On the flip side of this is the fact that there are a lot of deductions landlords can take to lower their tax responsibilities. You can deduct the cost of repairs and maintenance, such as painting supplies, building materials, and labor expenses. You can also deduct taxes, interest, advertising, and any utilities you pay for. And if you pay for credit reports, you can deduct the cost of those.

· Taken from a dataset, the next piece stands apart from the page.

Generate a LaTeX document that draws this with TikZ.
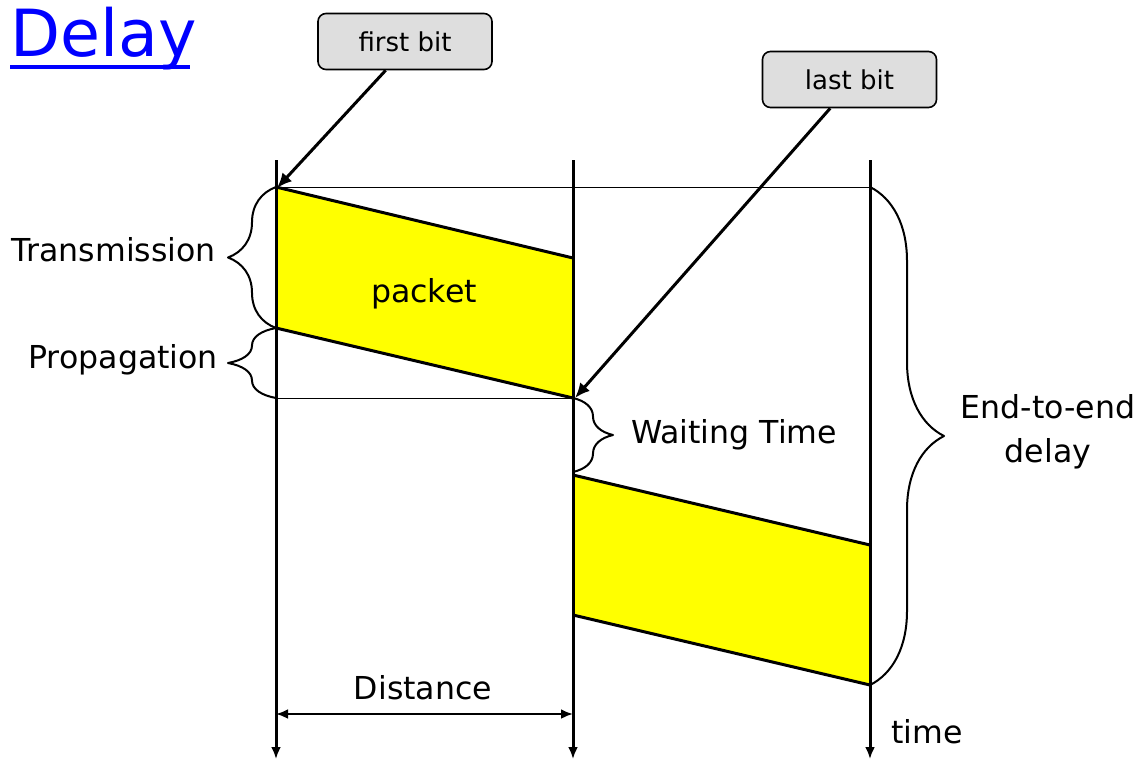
\documentclass[tikz,border=0pt]{standalone}
\usepackage{fontspec}
\setmainfont{DejaVu Sans}
\usetikzlibrary{arrows.meta, positioning, decorations.pathreplacing, calc}
\definecolor{pktyellow}{RGB}{255,255,0}

\begin{document}
\begin{tikzpicture}[x=0.5pt, y=-0.5pt, line join=round,
        timeline/.style={line width=1.5pt, -{Latex[length=6pt,width=5pt]}},
        thinline/.style={line width=0.5pt},
        pktedge/.style={line width=1.5pt},
        bracket/.style={decorate, decoration={brace, amplitude=#1}, line width=1pt},
        callout/.style={draw, line width=0.8pt, rounded corners=4pt, fill=black!13,
            minimum width=87pt, minimum height=28pt, font=\fontsize{13}{15}\selectfont},
        lbl/.style={font=\fontsize{15.8}{22}\selectfont},
        pointer/.style={line width=1.5pt, -{Latex[length=7.5pt,width=6.5pt]}}]
        \useasboundingbox (0,0) rectangle (1145,760);
        % title
        \node[anchor=base west, inner sep=0pt, text=blue, font=\fontsize{32.5}{36}\selectfont] (title) at (10,56) {Delay};
        \draw[blue, line width=2pt] (10,67) -- (190,67);
        % packet corners
        \coordinate (s_top) at (276,187);
        \coordinate (s_bot) at (276,328);
        \coordinate (r_top) at (573,258);
        \coordinate (r_bot) at (573,398);
        \coordinate (w_end) at (573,472);
        \coordinate (f_top) at (573,475);
        \coordinate (f_bot) at (573,615);
        \coordinate (d_top) at (870,545);
        \coordinate (d_bot) at (870,685);
        % packets
        \fill[pktyellow] (s_top) -- (r_top) -- (r_bot) -- (s_bot) -- cycle;
        \fill[pktyellow] (f_top) -- (d_top) -- (d_bot) -- (f_bot) -- cycle;
        \draw[pktedge] (s_top) -- (r_top) (s_bot) -- (r_bot);
        \draw[pktedge] (f_top) -- (d_top) (f_bot) -- (d_bot);
        \draw[thinline] (s_top) -- (870,187);
        \draw[thinline] (276,398) -- (r_bot);
        % time lines
        \foreach \x/\name in {276/src, 573/rtr, 870/dst}
            \draw[timeline] (\x,160) -- (\x,759) coordinate (\name);
        % braces
        \draw[bracket=24pt] (s_bot) -- (s_top);
        \draw[bracket=24pt] (276,398) -- (s_bot);
        \draw[bracket=20pt] (r_bot) -- (w_end);
        \draw[bracket=37pt] (870,187) -- (d_bot);
        % labels
        \node[lbl, anchor=east] (trans) at (223,250) {Transmission};
        \node[lbl, anchor=east] (prop) at (225,360) {Propagation};
        \node[lbl] (pkt) at (424,294) {packet};
        \node[lbl, anchor=west] (wait) at (624,435) {Waiting Time};
        \node[lbl, align=center] (e2e) at (1048,432) {End-to-end\\delay};
        \node[lbl] (dist) at (423,688) {Distance};
        \node[lbl, anchor=west] (time) at (884,732) {time};
        \draw[line width=1.3pt, {Latex[length=6pt,width=5pt]}-{Latex[length=6pt,width=5pt]}] (276,714) -- (573,714);
        % callouts
        \node[callout] (first) at (405,41.5) {first bit};
        \node[callout] (last) at (849.5,79.5) {last bit};
        \path[pointer]
            ($(first.south west)!0.39!(first.south east)$) edge (277,188)
            ($(last.south west)!0.39!(last.south east)$) edge (575,398);
\end{tikzpicture}
\end{document}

Mortgage requirements are different

Getting a mortgage for rental properties is a little different from getting a mortgage for a primary residence. Be sure to do your research; for instance, mortgage loans in Louisiana suburbs may differ from loans in inner-city Chicago. For one thing mortgage insurance doesn’t cover these, so you will more than likely be required to make at least a 20 percent down payment. The good news is, though, that some of the closing costs and insurance premiums may be tax deductible, so you will still get a break. And if you are trying to make money with your investment, you’ll need all the breaks you can get. In fact, many borrowers opt for smaller banks or credit unions for mortgage loans.This is because these types of institutions tend to be a little more flexible on their terms, especially for people with less than perfect credit.

Becoming a landlord is a great way to diversify your income portfolio, but it’s not something to take on lightly. Do your research and educate yourself on average rent for each type of property in your area. Find out all the local codes and laws. And shop around to find the best mortgage and insurance rates.